* **Goal**: Copy the lines below as they are; omit the images they contain.

* **Stored data**:
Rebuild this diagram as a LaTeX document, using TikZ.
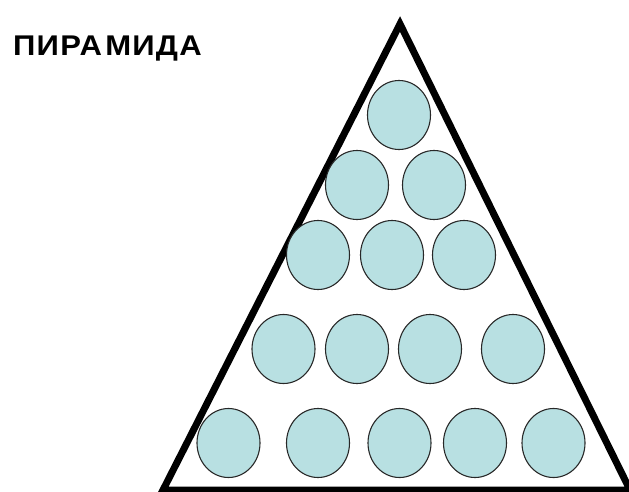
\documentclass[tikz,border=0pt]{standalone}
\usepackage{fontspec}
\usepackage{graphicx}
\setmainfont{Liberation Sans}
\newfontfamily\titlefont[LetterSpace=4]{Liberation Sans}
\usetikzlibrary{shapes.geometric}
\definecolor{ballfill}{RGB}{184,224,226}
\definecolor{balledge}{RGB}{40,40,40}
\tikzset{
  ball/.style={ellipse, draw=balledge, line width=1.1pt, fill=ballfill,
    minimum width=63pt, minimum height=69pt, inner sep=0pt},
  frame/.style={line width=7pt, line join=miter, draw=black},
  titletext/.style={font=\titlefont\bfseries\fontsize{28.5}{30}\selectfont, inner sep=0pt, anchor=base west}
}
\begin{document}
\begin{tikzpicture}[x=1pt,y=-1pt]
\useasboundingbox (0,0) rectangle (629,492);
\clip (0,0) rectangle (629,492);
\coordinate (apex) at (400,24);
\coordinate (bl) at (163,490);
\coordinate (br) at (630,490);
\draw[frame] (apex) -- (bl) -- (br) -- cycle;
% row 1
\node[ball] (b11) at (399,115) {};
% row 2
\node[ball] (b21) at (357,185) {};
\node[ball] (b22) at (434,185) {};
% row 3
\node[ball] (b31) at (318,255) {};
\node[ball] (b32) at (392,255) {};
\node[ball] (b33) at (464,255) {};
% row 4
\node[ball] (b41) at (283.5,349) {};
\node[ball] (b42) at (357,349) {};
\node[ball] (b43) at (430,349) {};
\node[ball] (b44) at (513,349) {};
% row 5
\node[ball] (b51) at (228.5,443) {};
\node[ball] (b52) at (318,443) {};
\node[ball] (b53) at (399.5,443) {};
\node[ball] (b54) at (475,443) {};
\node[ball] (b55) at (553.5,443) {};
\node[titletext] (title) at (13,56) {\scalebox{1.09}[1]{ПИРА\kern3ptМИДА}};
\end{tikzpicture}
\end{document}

* **Task result**:
Rebuild this diagram as a LaTeX document, using TikZ.
\documentclass[tikz,border=0pt]{standalone}
\usepackage{fontspec}
\usepackage{graphicx}
\setmainfont{Liberation Sans}
\newfontfamily\titlefont[LetterSpace=4]{Liberation Sans}
\usetikzlibrary{shapes.geometric}
\definecolor{ballfill}{RGB}{184,224,226}
\definecolor{balledge}{RGB}{40,40,40}
\tikzset{
  ball/.style={ellipse, draw=balledge, line width=1.1pt, fill=ballfill,
    minimum width=63pt, minimum height=69pt, inner sep=0pt},
  frame/.style={line width=7pt, line join=miter, draw=black},
  titletext/.style={font=\titlefont\bfseries\fontsize{28.5}{30}\selectfont, inner sep=0pt, anchor=base west}
}
\begin{document}
\begin{tikzpicture}[x=1pt,y=-1pt]
\useasboundingbox (0,0) rectangle (629,492);
\clip (0,0) rectangle (629,492);
\coordinate (apex) at (400,24);
\coordinate (bl) at (163,490);
\coordinate (br) at (630,490);
\draw[frame] (apex) -- (bl) -- (br) -- cycle;
% row 1
\node[ball] (b11) at (399,115) {};
% row 2
\node[ball] (b21) at (357,185) {};
\node[ball] (b22) at (434,185) {};
% row 3
\node[ball] (b31) at (318,255) {};
\node[ball] (b32) at (392,255) {};
\node[ball] (b33) at (464,255) {};
% row 4
\node[ball] (b41) at (283.5,349) {};
\node[ball] (b42) at (357,349) {};
\node[ball] (b43) at (430,349) {};
\node[ball] (b44) at (513,349) {};
% row 5
\node[ball] (b51) at (228.5,443) {};
\node[ball] (b52) at (318,443) {};
\node[ball] (b53) at (399.5,443) {};
\node[ball] (b54) at (475,443) {};
\node[ball] (b55) at (553.5,443) {};
\node[titletext] (title) at (13,56) {\scalebox{1.09}[1]{ПИРА\kern3ptМИДА}};
\end{tikzpicture}
\end{document}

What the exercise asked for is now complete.